» Task details: Hand back each line, unchanged, from the top down to the line where "from matplotlib.lines import Line2D" sits.

» Data extract:
==*==

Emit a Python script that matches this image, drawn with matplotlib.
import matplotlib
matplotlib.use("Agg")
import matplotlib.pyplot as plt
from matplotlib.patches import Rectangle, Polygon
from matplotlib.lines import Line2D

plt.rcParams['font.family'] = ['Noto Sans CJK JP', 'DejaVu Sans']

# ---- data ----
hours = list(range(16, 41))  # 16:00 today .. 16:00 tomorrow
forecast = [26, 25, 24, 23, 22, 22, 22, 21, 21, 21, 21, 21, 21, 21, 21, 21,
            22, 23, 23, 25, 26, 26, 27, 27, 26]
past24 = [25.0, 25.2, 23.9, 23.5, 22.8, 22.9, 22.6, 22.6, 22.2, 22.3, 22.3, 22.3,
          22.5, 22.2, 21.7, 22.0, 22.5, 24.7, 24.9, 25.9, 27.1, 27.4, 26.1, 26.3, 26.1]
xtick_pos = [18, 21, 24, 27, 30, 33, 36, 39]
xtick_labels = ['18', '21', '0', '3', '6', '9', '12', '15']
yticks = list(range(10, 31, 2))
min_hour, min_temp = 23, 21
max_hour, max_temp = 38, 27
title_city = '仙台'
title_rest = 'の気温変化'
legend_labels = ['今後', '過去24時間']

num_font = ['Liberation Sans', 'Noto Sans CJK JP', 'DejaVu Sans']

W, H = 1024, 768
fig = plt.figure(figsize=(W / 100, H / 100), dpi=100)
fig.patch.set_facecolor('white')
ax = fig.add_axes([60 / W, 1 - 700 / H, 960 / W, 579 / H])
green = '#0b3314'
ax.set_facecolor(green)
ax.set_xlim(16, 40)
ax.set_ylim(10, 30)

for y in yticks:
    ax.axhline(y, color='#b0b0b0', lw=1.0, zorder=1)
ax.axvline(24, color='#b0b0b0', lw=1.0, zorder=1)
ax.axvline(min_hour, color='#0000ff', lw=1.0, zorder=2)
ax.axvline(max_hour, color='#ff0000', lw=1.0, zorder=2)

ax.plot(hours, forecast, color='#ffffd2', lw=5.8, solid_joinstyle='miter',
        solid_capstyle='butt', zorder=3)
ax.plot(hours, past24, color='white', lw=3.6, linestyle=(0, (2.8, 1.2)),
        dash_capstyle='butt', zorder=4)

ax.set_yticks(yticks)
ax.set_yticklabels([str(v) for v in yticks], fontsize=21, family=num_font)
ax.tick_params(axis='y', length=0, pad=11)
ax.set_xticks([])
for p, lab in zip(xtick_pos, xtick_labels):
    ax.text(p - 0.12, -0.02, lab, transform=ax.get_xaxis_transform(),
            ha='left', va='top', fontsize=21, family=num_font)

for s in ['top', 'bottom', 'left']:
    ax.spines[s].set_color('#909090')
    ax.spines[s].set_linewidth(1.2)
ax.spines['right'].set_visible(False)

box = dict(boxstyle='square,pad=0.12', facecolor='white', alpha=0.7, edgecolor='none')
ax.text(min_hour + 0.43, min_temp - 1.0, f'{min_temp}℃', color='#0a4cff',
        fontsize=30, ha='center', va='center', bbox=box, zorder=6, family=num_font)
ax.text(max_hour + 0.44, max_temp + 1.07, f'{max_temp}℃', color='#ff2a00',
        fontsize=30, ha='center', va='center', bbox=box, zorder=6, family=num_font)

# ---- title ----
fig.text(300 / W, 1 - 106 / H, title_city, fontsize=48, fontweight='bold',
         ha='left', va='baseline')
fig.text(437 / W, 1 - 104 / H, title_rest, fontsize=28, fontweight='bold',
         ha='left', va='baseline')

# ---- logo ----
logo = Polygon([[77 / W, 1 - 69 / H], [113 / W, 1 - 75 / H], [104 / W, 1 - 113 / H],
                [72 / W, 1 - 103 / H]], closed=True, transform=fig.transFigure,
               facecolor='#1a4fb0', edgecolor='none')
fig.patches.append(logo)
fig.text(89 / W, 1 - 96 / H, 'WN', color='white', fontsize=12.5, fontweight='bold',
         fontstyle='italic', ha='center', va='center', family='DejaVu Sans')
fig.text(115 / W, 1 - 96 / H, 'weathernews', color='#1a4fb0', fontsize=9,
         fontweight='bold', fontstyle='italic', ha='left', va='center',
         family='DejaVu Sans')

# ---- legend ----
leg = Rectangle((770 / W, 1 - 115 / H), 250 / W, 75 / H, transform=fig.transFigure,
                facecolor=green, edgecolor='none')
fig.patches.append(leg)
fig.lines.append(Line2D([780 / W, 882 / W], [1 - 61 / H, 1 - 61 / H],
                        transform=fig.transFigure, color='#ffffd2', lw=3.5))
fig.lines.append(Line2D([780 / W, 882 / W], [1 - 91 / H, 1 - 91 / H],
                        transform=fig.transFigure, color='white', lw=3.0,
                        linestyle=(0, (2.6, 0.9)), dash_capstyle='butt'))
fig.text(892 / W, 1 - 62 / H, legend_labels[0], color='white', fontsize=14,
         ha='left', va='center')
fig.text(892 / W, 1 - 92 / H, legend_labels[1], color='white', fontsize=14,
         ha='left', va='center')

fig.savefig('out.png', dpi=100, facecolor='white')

==*==

» Final result:
Emit a Python script that matches this image, drawn with matplotlib.
import matplotlib
matplotlib.use("Agg")
import matplotlib.pyplot as plt
from matplotlib.patches import Rectangle, Polygon
from matplotlib.lines import Line2D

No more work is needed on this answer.